Keywords: C++ | UML Generation | Reverse Engineering | Modeling Tools | Code Analysis
Abstract: This paper provides an in-depth analysis of techniques for reverse-engineering UML diagrams from C++ code, examining mainstream tools like BoUML, StarUML, and Umbrello, with supplementary approaches using Microsoft Visio and Doxygen. It systematically explains the technical principles of code parsing, model transformation, and visualization, illustrating application scenarios and limitations in complex C++ projects through practical examples.
Introduction
In software engineering practice, the Unified Modeling Language (UML) serves as a standardized modeling tool with irreplaceable value for understanding complex system architectures and facilitating team collaboration. However, as project scale expands and codebases evolve, manually maintaining UML diagrams often becomes tedious and prone to obsolescence. Consequently, the technical demand for automatically generating UML diagrams from existing C++ code has grown significantly.
Analysis of Mainstream UML Generation Tools
BoUML, designed specifically for C++, offers robust reverse engineering capabilities. It can parse C++ header and implementation files, automatically identify classes, inheritance relationships, member variables, and methods, generating corresponding class diagrams. For instance, with complex code structures containing template specializations and friend declarations, BoUML accurately captures semantic information to produce standardized UML representations.
StarUML, as a cross-platform open-source tool, supports C++ code import through plugin mechanisms. Its core algorithm relies on Abstract Syntax Tree (AST) parsing, handling modern C++ features like lambda expressions and move semantics.
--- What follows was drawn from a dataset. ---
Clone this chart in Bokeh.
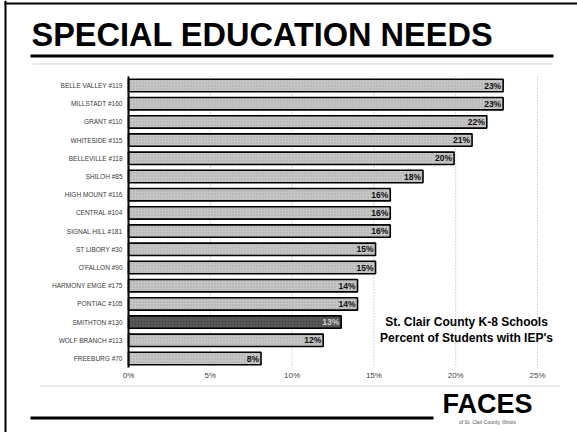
from bokeh.plotting import figure
from bokeh.models import Range1d, Label, BoxAnnotation, FixedTicker
from bokeh.core.properties import value
from bokeh.embed import file_html
from bokeh.resources import INLINE

schools = ["BELLE VALLEY #119", "MILLSTADT #160", "GRANT #110", "WHITESIDE #115",
           "BELLEVILLE #118", "SHILOH #85", "HIGH MOUNT #116", "CENTRAL #104",
           "SIGNAL HILL #181", "ST LIBORY #30", "O'FALLON #90", "HARMONY EMGE #175",
           "PONTIAC #105", "SMITHTON #130", "WOLF BRANCH #113", "FREEBURG #70"]
percents = [22.9, 22.9, 21.9, 21.0, 19.9, 18.0, 16.0, 16.0, 16.0, 15.1, 15.1, 14.0,
            14.0, 13.0, 11.9, 8.1]
highlight = "SMITHTON #130"
x_ticks = [0, 5, 10, 15, 20, 25]
x_tick_labels = ["0%", "5%", "10%", "15%", "20%", "25%"]
title_text = "SPECIAL EDUCATION NEEDS"
note_lines = ["St. Clair County K-8 Schools", "Percent of Students with IEP's"]

W, H = 577, 432
FONT = "Liberation Sans"

# layout: pixel geometry of the chart area inside the slide
X0_PX, X25_PX = 128, 537          # where 0% and 25% sit
ROW0_PX, ROW_STEP = 85, 18.2      # centre of first row, row pitch
px_per_unit = (X25_PX - X0_PX) / 25.0
x_start = -X0_PX / px_per_unit
x_end = (W - X0_PX) / px_per_unit
y_top = -ROW0_PX / ROW_STEP
y_bottom = (H - ROW0_PX) / ROW_STEP

n = len(schools)
ypos = list(range(n))
fills = ["#4d4d4d" if s == highlight else "#c6c6c6" for s in schools]
label_colors = ["#d0d0d0" if s == highlight else "#111111" for s in schools]
labels = [f"{round(v)}%" for v in percents]
label_x = [v - 0.12 for v in percents]

p = figure(width=W, height=H, output_backend="svg", toolbar_location=None,
           x_range=Range1d(x_start, x_end), y_range=Range1d(y_bottom, y_top),
           min_border=0, min_border_left=0, min_border_right=0, min_border_top=0,
           min_border_bottom=0, outline_line_color=None,
           background_fill_color="white", border_fill_color="white")
p.xgrid.visible = False
p.ygrid.visible = False

# dotted vertical gridlines, limited to the chart rows
p.segment(x0=x_ticks, x1=x_ticks, y0=[-0.5] * len(x_ticks), y1=[n - 0.5] * len(x_ticks),
          line_color="#b0b0b0", line_dash="1 2", line_width=1)

p.hbar(y=ypos, right=percents, left=0, height=0.68, fill_color=fills,
       line_color="black", line_width=1.6, hatch_pattern="dot", hatch_scale=3,
       hatch_color="#8a8a8a", hatch_alpha=0.6)
p.text(x=label_x, y=ypos, text=labels, text_align="right", text_baseline="middle",
       text_font_size="8.5px", text_font_style="bold", text_font=value(FONT),
       text_color=label_colors)

xa = p.xaxis[0]
xa.fixed_location = n - 0.5
xa.ticker = FixedTicker(ticks=x_ticks)
xa.major_label_overrides = {t: l for t, l in zip(x_ticks, x_tick_labels)}
xa.axis_line_color = None
xa.major_tick_line_color = None
xa.minor_tick_line_color = None
xa.major_tick_out = 0
xa.major_tick_in = 0
xa.major_label_standoff = 3
xa.major_label_text_font_size = "8px"
xa.major_label_text_font = FONT
xa.major_label_text_color = "#444444"

ya = p.yaxis[0]
ya.fixed_location = 0
ya.bounds = (-0.5, n - 0.5)
ya.ticker = FixedTicker(ticks=ypos)
ya.major_label_overrides = {i: s for i, s in zip(ypos, schools)}
ya.axis_line_color = "black"
ya.axis_line_width = 2
ya.major_tick_line_color = None
ya.minor_tick_line_color = None
ya.major_tick_out = 0
ya.major_tick_in = 0
ya.major_label_standoff = 6
ya.major_label_text_font_size = "6.5px"
ya.major_label_text_font = FONT
ya.major_label_text_color = "#3a3a3a"


def sy(y):
    # screen y measured from the top of the canvas
    return H - y


def box(l, r, t, b, color, alpha=1.0):
    p.add_layout(BoxAnnotation(left=l, right=r, top=sy(t), bottom=sy(b),
                               left_units="screen", right_units="screen",
                               top_units="screen", bottom_units="screen",
                               fill_color=color, fill_alpha=alpha, line_color=None,
                               level="overlay"))


def label(x, y, text, size, style="bold", align="left", color="black", baseline="middle"):
    p.add_layout(Label(x=x, y=sy(y), x_units="screen", y_units="screen", text=text,
                       text_font=FONT, text_font_size=size, text_font_style=style,
                       text_align=align, text_baseline=baseline, text_color=color))


# slide frame
box(4, 6, 0, H, "black")
box(4, W, 2, 4, "black")
# title and rules
label(31, 34, title_text, "32.5px")
box(30, 553, 54, 57, "black")
box(32, 552, 63, 64, "#d5d5d5")
box(40, 560, 385, 386, "#d5d5d5")
box(30, 433, 416, 419, "black")
# note
label(466, 321, note_lines[0], "12px", align="center")
label(466, 337, note_lines[1], "12px", align="center")
# logo
label(487, 403, "FACES", "27px", align="center")
label(487, 421, "of St. Clair County, Illinois", "5px", style="normal", align="center",
      color="#555555")

open("out.html", "w").write(file_html(p, INLINE))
In practical applications, developers can configure parsing rules to optimize adaptation to specific coding styles.
Umbrello UML Modeller, integrated into the KDE desktop environment, provides an intuitive graphical interface and batch processing capabilities. This tool is particularly suitable for continuous integration in Linux development environments, enabling automated documentation generation via command-line interfaces.
Supplementary Tools and Technical Approaches
Although Microsoft Visio 2000 is an older version, its reverse engineering module offers important references for understanding fundamental principles. The tool employs a phased processing strategy: lexical and syntactic analysis first, followed by intermediate representation construction, and finally mapping to UML metamodels. This architecture has influenced the design philosophy of many subsequent tools.
Doxygen, as a documentation generation tool, provides diagram output functionality as a lightweight alternative to UML generation. By parsing code comments and special markers, Doxygen can generate visual documentation containing inheritance relationships and collaboration diagrams, particularly suitable for rapid prototyping and documentation maintenance.
In-Depth Analysis of Technical Implementation Principles
The code parsing phase involves lexical analyzers converting source code into token streams, with syntactic analyzers constructing abstract syntax trees according to C++ grammar rules. Taking template instantiation as an example: template <typename T> class Container { public: void add(T element); }; The parser must identify template parameter T and perform type substitution during instantiation.
The model transformation phase maps AST to UML metamodels. For multiple inheritance scenarios: class Derived : public Base1, private Base2 {}; tools need to accurately distinguish between public and private inheritance, representing them with different arrow styles in UML.
The visualization rendering phase must consider layout algorithms and interactive features. Force-directed algorithms are commonly used for automatically arranging class diagram elements, avoiding overlaps and optimizing readability. Simultaneously, tools should support operations like zooming, filtering, and exporting to meet various usage scenarios.
Application Scenarios and Best Practices
In large legacy system refactoring, UML generation tools can help teams quickly understand existing architectures. A gradual strategy is recommended: first generate high-level package diagrams to identify module boundaries, then delve into critical modules for detailed class diagrams. For codebases dense with templates, special attention should be paid to tool support for template specializations and partial specializations.
In continuous integration pipelines, UML generation can be incorporated as part of quality gates. By comparing UML diagrams generated across different versions, architectural drift and design degradation can be automatically detected. This practice requires tools to provide stable output formats and programmable interfaces.
Limitations and Future Prospects
Current tools still face challenges when handling macro expansions and conditional compilation. For example: #ifdef DEBUG
class DebugHelper {};
#endif such code may cause UML diagrams to appear inconsistent under different compilation conditions. Additionally, support for C++20 features like Concepts and coroutines remains under development.
Future directions include integrating machine learning techniques to improve layout effectiveness, supporting real-time collaborative editing, and enhancing modeling capabilities for heterogeneous computing and distributed architectures. Continuous investment from open-source communities and commercial companies will drive ongoing progress in this field.